Physics Simulation: One Smart Kid
I expected to see the simple Euler integration that’s common in video games even today. That’s where you compute the forces at the start of each time step, then use F=ma to compute the acceleration, then assume the acceleration is constant over a time step of seconds: Because the mass is changing over the timestep, the acceleration will change too, so assuming it’s constant is only approximate. But surprisingly, Jim used the exact solution, the Tsiolkovsky rocket equation, with a Taylor series expansion for the logarithm. He also used some algebra to simplify it and reduce the amount of round off error. Very impressive for a high school senior in 1969. When I asked him about it: “I was skilled at calculus at the time and familiar with concepts like a Taylor series, but also my recollection is that my father, who was a physicist, helped me in the derivation of the equations.” – Jim Storer, personal communication
The rocket equation is what gives rise to the suicide burn being optimal, and the five terms he uses of the Taylor series, where the argument is at most 0.1212, makes it accurate to over six decimal places. So that’s not the problem we’re looking for.

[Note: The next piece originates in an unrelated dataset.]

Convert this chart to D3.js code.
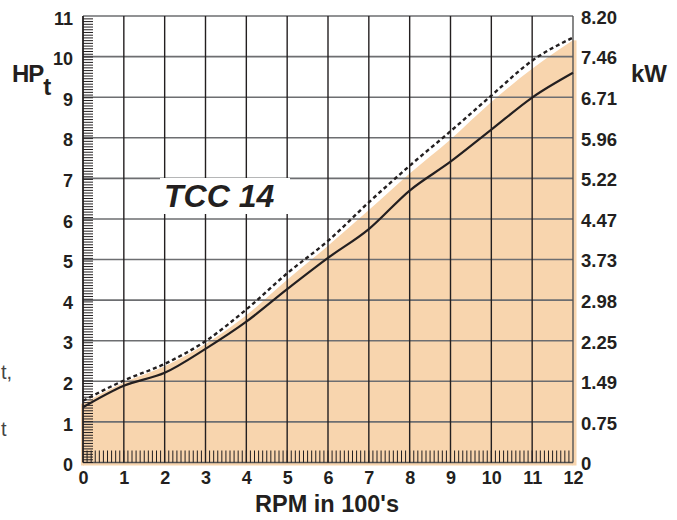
<!DOCTYPE html>
<html><head><meta charset="utf-8">
<script src="https://cdn.jsdelivr.net/npm/d3@7"></script>
<style>body{margin:0;background:#fff}svg{display:block}</style>
</head><body>
<script>
const rpm = [0,1,2,3,4,5,6,7,8,9,10,11,12];
const hpSolid  = [1.36,1.89,2.21,2.80,3.47,4.27,5.04,5.75,6.70,7.41,8.20,8.99,9.60];
const hpDashed = [1.52,2.02,2.43,2.99,3.77,4.66,5.46,6.41,7.31,8.16,9.04,9.90,10.47];
const hpFill   = [1.45,1.97,2.37,2.92,3.63,4.50,5.34,6.22,7.12,7.96,8.88,9.70,10.40];
const hpTicks = [0,1,2,3,4,5,6,7,8,9,10,11];
const kwLabels = ["0","0.75","1.49","2.25","2.98","3.73","4.47","5.22","5.96","6.71","7.46","8.20"];
const rpmTicks = [0,1,2,3,4,5,6,7,8,9,10,11,12];

const W=677,H=520;
const svg=d3.select("body").append("svg").attr("width",W).attr("height",H);
const x=d3.scaleLinear().domain([0,12]).range([83,573]);
const y=d3.scaleLinear().domain([0,11]).range([462.5,16]);
const font="'Liberation Sans', Arial, Helvetica, sans-serif";
const ink="#231f20";

// fill
const area=d3.area().x((d,i)=>x(rpm[i])).y0(y(0)+3).y1(d=>y(d)).curve(d3.curveMonotoneX);
svg.append("path").datum(hpFill).attr("d",area).attr("fill","#f8d5ae");
svg.append("rect").attr("x",x(12)-0.5).attr("y",y(hpFill[12])).attr("width",4)
  .attr("height",y(0)+3-y(hpFill[12])).attr("fill","#f8d5ae");
svg.append("rect").attr("x",x(0)-2).attr("y",y(hpFill[0])).attr("width",3)
  .attr("height",y(0)+3-y(hpFill[0])).attr("fill","#f8d5ae");

// grid
const g=svg.append("g");
g.selectAll("line.h").data(hpTicks).join("line").attr("class","h")
  .attr("x1",x(0)).attr("x2",x(12)).attr("y1",d=>y(d)).attr("y2",d=>y(d))
  .attr("stroke",d=>d===0?"#555":"#6d6e71").attr("stroke-width",1.6);
g.selectAll("line.v").data(rpmTicks).join("line").attr("class","v")
  .attr("x1",d=>x(d)).attr("x2",d=>x(d)).attr("y1",y(11)).attr("y2",y(0))
  .attr("stroke",d=>d===12?"#555":ink).attr("stroke-width",d=>d===0?1.8:1.4);

// white box behind label
svg.append("rect").attr("x",160).attr("y",178).attr("width",130).attr("height",36).attr("fill","#fff");
svg.append("text").attr("x",164).attr("y",207).text("TCC 14")
  .attr("font-family",font).attr("font-weight","bold").attr("font-style","italic")
  .attr("font-size",32).attr("fill",ink);

// minor ticks left (kW 0.05 steps) and bottom (0.1 rpm steps)
const yk=d3.scaleLinear().domain([0,8.2027]).range([462.5,16]);
const kwMinor=d3.range(0,8.2,0.05);
svg.append("g").selectAll("line").data(kwMinor).join("line")
  .attr("x1",x(0)).attr("x2",x(0)+10).attr("y1",d=>yk(d)).attr("y2",d=>yk(d))
  .attr("stroke",ink).attr("stroke-width",1);
const rpmMinor=d3.range(1,120).map(i=>i/10);
svg.append("g").selectAll("line").data(rpmMinor).join("line")
  .attr("x1",d=>x(d)).attr("x2",d=>x(d)).attr("y1",y(0)).attr("y2",y(0)-12)
  .attr("stroke",ink).attr("stroke-width",1);

// curves
const line=d3.line().x((d,i)=>x(rpm[i])).y(d=>y(d)).curve(d3.curveMonotoneX);
svg.append("path").datum(hpDashed).attr("d",line).attr("fill","none")
  .attr("stroke",ink).attr("stroke-width",2.4).attr("stroke-dasharray","4,3");
svg.append("path").datum(hpSolid).attr("d",line).attr("fill","none")
  .attr("stroke",ink).attr("stroke-width",2.2);

// axes
function styleAxis(sel,size){
  sel.select(".domain").remove();
  sel.selectAll("line").remove();
  sel.selectAll("text").attr("font-family",font).attr("font-weight","bold")
    .attr("font-size",size).attr("fill",ink);
}
svg.append("g").attr("transform",`translate(${x(0)},0)`)
  .call(d3.axisLeft(y).tickValues(hpTicks).tickSize(0).tickPadding(10).tickFormat(d3.format("d")))
  .call(s=>styleAxis(s,18)).selectAll("text").attr("dy","0.45em");
svg.append("g").attr("transform",`translate(${x(12)},0)`)
  .call(d3.axisRight(y).tickValues(hpTicks).tickSize(0).tickPadding(8).tickFormat(d=>kwLabels[d]))
  .call(s=>styleAxis(s,18.5)).selectAll("text").attr("dy","0.4em");
svg.append("g").attr("transform",`translate(0,${y(0)})`)
  .call(d3.axisBottom(x).tickValues(rpmTicks).tickSize(0).tickPadding(9).tickFormat(d3.format("d")))
  .call(s=>styleAxis(s,18));

// titles
const t1=svg.append("text").attr("x",12).attr("y",82).attr("font-family",font)
  .attr("font-weight","bold").attr("fill",ink);
t1.append("tspan").attr("font-size",24).attr("letter-spacing",-1).text("HP");
t1.append("tspan").attr("font-size",24).attr("dy",13).text("t");
svg.append("text").attr("x",631).attr("y",82).text("kW").attr("font-family",font)
  .attr("font-weight","bold").attr("font-size",24).attr("fill",ink);
svg.append("text").attr("x",327).attr("y",512).attr("text-anchor","middle").text("RPM in 100's")
  .attr("font-family",font).attr("font-weight","bold").attr("font-size",23.5).attr("fill",ink);

// cropped neighbouring text fragments
svg.append("text").attr("x",1).attr("y",379).text("t,")
  .attr("font-family",font).attr("font-size",20).attr("fill","#444");
svg.append("text").attr("x",1).attr("y",436).text("t")
  .attr("font-family",font).attr("font-size",20).attr("fill","#444");
</script>
</body></html>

Assumptions Go Out The Window When We Hit The Ground
The rocket equation works well until you hit the ground. In general, collisions between solid objects is a really hard part of dynamics engines, and what separates the great ones from the good ones, as I discovered when contributing to Open Dynamics Engine as a postdoc at MIT. And this is where the Lunar Landing Game faces its biggest challenge. Imagine the lander descending at the start of a 10-second turn but ascending by the end. Simply verifying that it’s above the surface at both points isn’t enough. It might have dipped below the surface somewhere in between. When this happens, the program has to rewind and examine an earlier moment. An obvious place is to look at the lowest point of the trajectory, where the velocity is zero. For the rocket equation, it turns out, there’s no closed form expression for that lowest point that involves only basic mathematical functions. So instead, we can use the physicists' favorite technique, and take only the first few terms of the Taylor series. If you use only the first two terms of the logarithm, the problem simplifies to a quadratic equation and you can use the good old quadratic formula from high school. And the approximation should be pretty good over the space of a 10-second turn, accurate to within 0.1% or so. But that’s not what Jim did. His formula has a square root in the denominator, not the numerator. It also had an error 30 times bigger.
How To Know When You’ve Hit Rock Bottom
What could he possibly be doing? I stared at this for a long time, wracking my brain for any other approach to approximate the bottom of the trajectory that would still only use addition, subtraction, multiplication, division, and square root. Taking only the first term of the logarithm would give an approximation worse than the quadratic, but wouldn’t involve a square root. Taking a third term and we need to solve a cubic, which in general would need a lot more code and in our case it doesn’t seem to be of any special form that has a simple solution. There are many approximations to τ, but the non-Taylor ones involve advanced functions like the Lambert W function that are hard to invert. Until I looked a little more closely at his square root. It’s of the form: Which looks an awful lot like the quadratic formula where we’ve divided by 4 inside the square root. It has to be related. But why is it in the denominator? Did he find a quadratic in τ? No, because t can be very close to zero, so his formula would need to be approximated over a wide range of very large values, and a quadratic isn’t good for that. Did he make a quadratic approximation to log, then substitute τ, solve for t, then substitute back? Playing around with that, I rediscovered an alternate form of the quadratic formula with the square root on the bottom! And indeed, this matches the formula in Jim’s code. I don’t know why 18-year-old Jim was using the alternate form. Perhaps he re-derived the quadratic formula rather than looking it up, and ended up deriving that form. Perhaps he was worried about catastrophic cancellation and wanted a form where he’d add positive numbers, rather than subtract them.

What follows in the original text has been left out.